Natural Grocers investigating security breach
Steamboat Springs — Officials with the grocery chain Natural Grocers said Monday that the company has hired a data forensics firm to investigate a potential data breach.
The Lakewood-based retailer has more than 90 stores across the country, including its location at 335 Lincoln Ave. in Steamboat Springs.
As of Monday morning, the incident was contained, and there haven’t been any reports of fraudulent use of customer cards, according to a statement from the company.
“With the help of third-party data security experts, the incident was contained, and law enforcement is investigating the matter,” the statement said. “In addition, there is no evidence that PIN numbers or card verification codes were accessed.”
The statement also said that no personally identifiable information, such as names, addresses or Social Security numbers were involved as the company does not collect that data as part of its payment-processing system.
The Steamboat Springs Police Department had not heard of the security breach as of Monday morning, and there hadn’t been any associated reports involving the Steamboat Springs Natural Grocers, according to Sgt. Jeff Wilson.

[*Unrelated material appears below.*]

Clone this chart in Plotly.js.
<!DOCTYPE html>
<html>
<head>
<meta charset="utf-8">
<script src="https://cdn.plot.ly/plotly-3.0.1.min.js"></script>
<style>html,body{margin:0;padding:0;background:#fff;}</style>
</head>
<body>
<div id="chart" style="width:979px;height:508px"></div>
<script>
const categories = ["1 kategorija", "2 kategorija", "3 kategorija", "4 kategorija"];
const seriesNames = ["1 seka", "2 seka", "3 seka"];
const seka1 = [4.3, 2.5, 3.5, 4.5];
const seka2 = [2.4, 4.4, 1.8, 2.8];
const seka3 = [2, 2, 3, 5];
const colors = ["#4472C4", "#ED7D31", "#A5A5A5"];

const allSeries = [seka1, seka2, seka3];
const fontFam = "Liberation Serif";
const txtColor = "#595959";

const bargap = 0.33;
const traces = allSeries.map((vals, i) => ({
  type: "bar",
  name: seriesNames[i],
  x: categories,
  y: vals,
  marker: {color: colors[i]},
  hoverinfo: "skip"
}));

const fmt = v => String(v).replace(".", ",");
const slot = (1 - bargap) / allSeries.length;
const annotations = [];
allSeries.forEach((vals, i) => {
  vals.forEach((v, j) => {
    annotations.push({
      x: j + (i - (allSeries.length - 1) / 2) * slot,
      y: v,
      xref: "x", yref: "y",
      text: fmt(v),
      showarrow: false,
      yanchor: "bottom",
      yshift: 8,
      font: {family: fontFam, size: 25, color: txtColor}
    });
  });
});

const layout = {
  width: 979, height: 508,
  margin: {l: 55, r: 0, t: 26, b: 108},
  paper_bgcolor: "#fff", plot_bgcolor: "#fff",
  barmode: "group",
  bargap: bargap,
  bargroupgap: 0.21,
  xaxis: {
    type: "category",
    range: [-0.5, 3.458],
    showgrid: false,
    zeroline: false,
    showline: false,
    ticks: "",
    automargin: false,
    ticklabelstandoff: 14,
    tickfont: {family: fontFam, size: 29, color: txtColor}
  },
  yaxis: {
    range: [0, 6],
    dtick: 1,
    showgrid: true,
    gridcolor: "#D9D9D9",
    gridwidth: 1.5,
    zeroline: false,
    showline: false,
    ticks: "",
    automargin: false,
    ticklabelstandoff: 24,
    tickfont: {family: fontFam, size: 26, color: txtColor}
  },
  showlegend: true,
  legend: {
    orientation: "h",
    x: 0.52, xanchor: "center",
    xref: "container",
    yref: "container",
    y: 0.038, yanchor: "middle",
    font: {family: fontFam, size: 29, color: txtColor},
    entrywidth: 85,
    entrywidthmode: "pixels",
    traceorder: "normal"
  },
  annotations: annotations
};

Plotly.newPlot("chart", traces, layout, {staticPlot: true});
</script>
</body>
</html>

Wilson said that he hadn’t taken any credit card fraud reports at all in a couple of weeks, and that reports have dropped off dramatically since a cyber attack in December led to cardholder information breaches at a handful of local restaurants.
A manager at the Steamboat Springs Natural Grocers was not immediately available to comment on the data breach.

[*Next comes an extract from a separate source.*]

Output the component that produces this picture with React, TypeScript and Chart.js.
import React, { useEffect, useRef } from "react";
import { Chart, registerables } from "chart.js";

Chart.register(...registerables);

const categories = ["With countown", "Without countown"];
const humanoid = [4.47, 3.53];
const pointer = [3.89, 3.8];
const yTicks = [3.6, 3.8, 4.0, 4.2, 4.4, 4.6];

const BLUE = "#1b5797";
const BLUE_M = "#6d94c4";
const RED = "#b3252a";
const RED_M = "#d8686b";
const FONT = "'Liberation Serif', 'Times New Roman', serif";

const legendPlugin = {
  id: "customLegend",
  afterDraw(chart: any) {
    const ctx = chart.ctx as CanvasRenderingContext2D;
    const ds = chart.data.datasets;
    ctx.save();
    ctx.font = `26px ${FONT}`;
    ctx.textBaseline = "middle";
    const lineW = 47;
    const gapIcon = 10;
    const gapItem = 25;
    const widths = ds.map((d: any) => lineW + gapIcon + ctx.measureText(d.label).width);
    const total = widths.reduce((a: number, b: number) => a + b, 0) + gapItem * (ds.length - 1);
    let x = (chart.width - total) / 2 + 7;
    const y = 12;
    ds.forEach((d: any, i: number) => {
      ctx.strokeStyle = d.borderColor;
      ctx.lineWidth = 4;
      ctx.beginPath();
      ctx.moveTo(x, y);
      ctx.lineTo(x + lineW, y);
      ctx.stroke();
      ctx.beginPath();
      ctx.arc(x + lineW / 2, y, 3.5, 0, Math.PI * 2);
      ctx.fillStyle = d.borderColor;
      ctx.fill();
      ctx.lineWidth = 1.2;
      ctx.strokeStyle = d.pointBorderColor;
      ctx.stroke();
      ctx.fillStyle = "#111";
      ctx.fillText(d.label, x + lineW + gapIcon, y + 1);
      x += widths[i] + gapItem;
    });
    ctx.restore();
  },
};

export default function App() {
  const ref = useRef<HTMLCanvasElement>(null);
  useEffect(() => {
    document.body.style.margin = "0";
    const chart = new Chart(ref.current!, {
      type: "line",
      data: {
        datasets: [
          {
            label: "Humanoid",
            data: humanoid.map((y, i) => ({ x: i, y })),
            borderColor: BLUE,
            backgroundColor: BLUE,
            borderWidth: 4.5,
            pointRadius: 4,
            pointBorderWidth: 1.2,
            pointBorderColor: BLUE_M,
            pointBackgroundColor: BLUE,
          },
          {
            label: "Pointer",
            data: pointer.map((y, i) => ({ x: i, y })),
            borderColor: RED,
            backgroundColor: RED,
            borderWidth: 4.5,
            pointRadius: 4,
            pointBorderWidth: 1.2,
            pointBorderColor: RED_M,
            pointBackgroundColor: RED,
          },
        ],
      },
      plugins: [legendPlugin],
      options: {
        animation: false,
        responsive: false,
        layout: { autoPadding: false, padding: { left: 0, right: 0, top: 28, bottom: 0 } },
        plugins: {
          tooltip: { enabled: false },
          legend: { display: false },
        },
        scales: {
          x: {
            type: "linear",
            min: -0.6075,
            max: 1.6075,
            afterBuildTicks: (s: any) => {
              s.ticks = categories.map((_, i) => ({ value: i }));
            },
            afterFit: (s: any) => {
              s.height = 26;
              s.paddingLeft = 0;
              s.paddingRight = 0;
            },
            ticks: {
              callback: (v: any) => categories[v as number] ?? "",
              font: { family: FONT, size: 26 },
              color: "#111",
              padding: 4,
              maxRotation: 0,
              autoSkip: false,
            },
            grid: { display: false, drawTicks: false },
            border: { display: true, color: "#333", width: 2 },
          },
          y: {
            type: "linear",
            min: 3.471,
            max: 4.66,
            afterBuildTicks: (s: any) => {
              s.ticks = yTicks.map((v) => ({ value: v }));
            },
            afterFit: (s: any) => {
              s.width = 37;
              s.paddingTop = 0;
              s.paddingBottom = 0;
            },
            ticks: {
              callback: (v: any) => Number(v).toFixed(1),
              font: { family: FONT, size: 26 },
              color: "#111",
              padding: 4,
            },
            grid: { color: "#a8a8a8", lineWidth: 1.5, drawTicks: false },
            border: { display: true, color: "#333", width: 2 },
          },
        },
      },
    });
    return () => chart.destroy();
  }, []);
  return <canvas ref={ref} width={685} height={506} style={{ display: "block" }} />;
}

Natural Grocers said that while it continues the investigation, the company has accelerated its plans to upgrade point-of-sale systems at all of its 93 stores, using a new PCI-compliant system with point-to-point encryption and new pin pads.

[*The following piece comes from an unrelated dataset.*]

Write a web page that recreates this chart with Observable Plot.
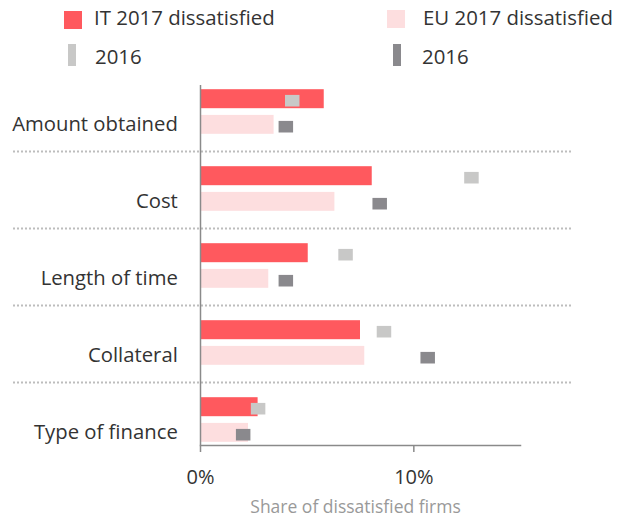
<!DOCTYPE html>
<html>
<head>
<meta charset="utf-8">
<script src="https://cdn.jsdelivr.net/npm/d3@7"></script>
<script src="https://cdn.jsdelivr.net/npm/@observablehq/plot@0.6"></script>
<style>
  html, body { margin: 0; padding: 0; background: #fff; }
  body { width: 625px; height: 519px; overflow: hidden; font-family: "Open Sans", sans-serif; color: #333; }
  #legend { position: relative; width: 625px; height: 60px; }
  #legend .sw { position: absolute; }
  #legend .lab { position: absolute; font-size: 20.4px; line-height: 20.4px; white-space: nowrap; color: #333; }
  #chart svg { display: block; }
</style>
</head>
<body>
<div id="legend"></div>
<div id="chart"></div>
<script>
const categories = ["Amount obtained", "Cost", "Length of time", "Collateral", "Type of finance"];
const it2017 = [5.8, 8.05, 5.05, 7.5, 2.7];
const eu2017 = [3.45, 6.3, 3.2, 7.7, 2.25];
const it2016 = [4.3, 12.7, 6.8, 8.6, 2.7];
const eu2016 = [4.0, 8.4, 4.0, 10.65, 2.0];
const xTicks = [0, 10];
const legendLabels = ["IT 2017 dissatisfied", "EU 2017 dissatisfied", "2016", "2016"];

const colors = { it17: "#ff595e", eu17: "#fddedf", it16: "#c8c8c7", eu16: "#8a898d" };

// Legend
const legend = document.getElementById("legend");
const items = [
  { color: colors.it17, sw: [64, 11, 18, 18], text: legendLabels[0], tx: 94, ty: 7.2 },
  { color: colors.eu17, sw: [387, 9.5, 18, 18], text: legendLabels[1], tx: 423, ty: 7 },
  { color: colors.it16, sw: [68, 44, 8, 22], text: legendLabels[2], tx: 95, ty: 45.9 },
  { color: colors.eu16, sw: [393, 44, 8, 22], text: legendLabels[3], tx: 422, ty: 45.9 }
];
for (const it of items) {
  const s = document.createElement("div");
  s.className = "sw";
  Object.assign(s.style, { left: it.sw[0] + "px", top: it.sw[1] + "px", width: it.sw[2] + "px", height: it.sw[3] + "px", background: it.color });
  legend.appendChild(s);
  const t = document.createElement("div");
  t.className = "lab";
  t.textContent = it.text;
  Object.assign(t.style, { left: it.tx + "px", top: it.ty + "px" });
  legend.appendChild(t);
}

const rows = categories.map((c, i) => ({ cat: c, it17: it2017[i], eu17: eu2017[i], it16: it2016[i], eu16: eu2016[i] }));

const chart = Plot.plot({
  width: 625,
  height: 459,
  marginLeft: 200,
  marginRight: 105,
  marginTop: 25,
  marginBottom: 74,
  style: { fontFamily: "Open Sans, sans-serif", background: "#fff", color: "#333" },
  x: { domain: [0, 15], label: null },
  y: { domain: categories, range: [12.1, 398.9], padding: 0, label: null },
  marks: [
    Plot.ruleY(categories.slice(1), { y: d => d, dy: -37.5, stroke: "#bdbdbd", strokeWidth: 2, strokeDasharray: "2,2", insetLeft: -187, insetRight: -52 }),
    Plot.barX(rows, { x: "it17", y: "cat", fill: colors.it17, insetTop: 16.2, insetBottom: 41.8 }),
    Plot.barX(rows, { x: "eu17", y: "cat", fill: colors.eu17, insetTop: 41.9, insetBottom: 16.2 }),
    Plot.tickX(rows, { x: "it16", y: "cat", stroke: colors.it16, strokeWidth: 14.5, strokeOpacity: 1, insetTop: 21.9, insetBottom: 43.5 }),
    Plot.tickX(rows, { x: "eu16", y: "cat", stroke: colors.eu16, strokeWidth: 14.5, strokeOpacity: 1, insetTop: 47.9, insetBottom: 17.5 }),
    Plot.ruleX([0], { stroke: "#8a8a8a", strokeWidth: 1.5 }),
    Plot.frame({ anchor: "bottom", stroke: "#8a8a8a", strokeWidth: 1.5 }),
    Plot.axisX({ ticks: xTicks, tickFormat: d => d + "%", tickSize: 7, tickPadding: 17.1, fontSize: 20, stroke: "#8a8a8a", strokeWidth: 1.5, color: "#333", label: null }),
    Plot.axisY({ tickSize: 0, tickPadding: 22.7, fontSize: 20.3, dy: 12.6, color: "#333", label: null }),
    Plot.text(["Share of dissatisfied firms"], { frameAnchor: "bottom", lineAnchor: "top", dy: 55.3, dx: -5, fontSize: 17.5, fill: "#999" })
  ]
});
document.getElementById("chart").appendChild(chart);
</script>
</body>
</html>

“These upgrades provide multiple layers of protection for cardholder data,” said a statement. “The company takes data security very seriously and is committed to protecting its customers’ information.”
The data breach was first reported Sunday night by former Washington Post and Security Fix reporter Brian Krebs, who runs the website Krebs on Security.
The breach may have occurred in December 2014, according to the website.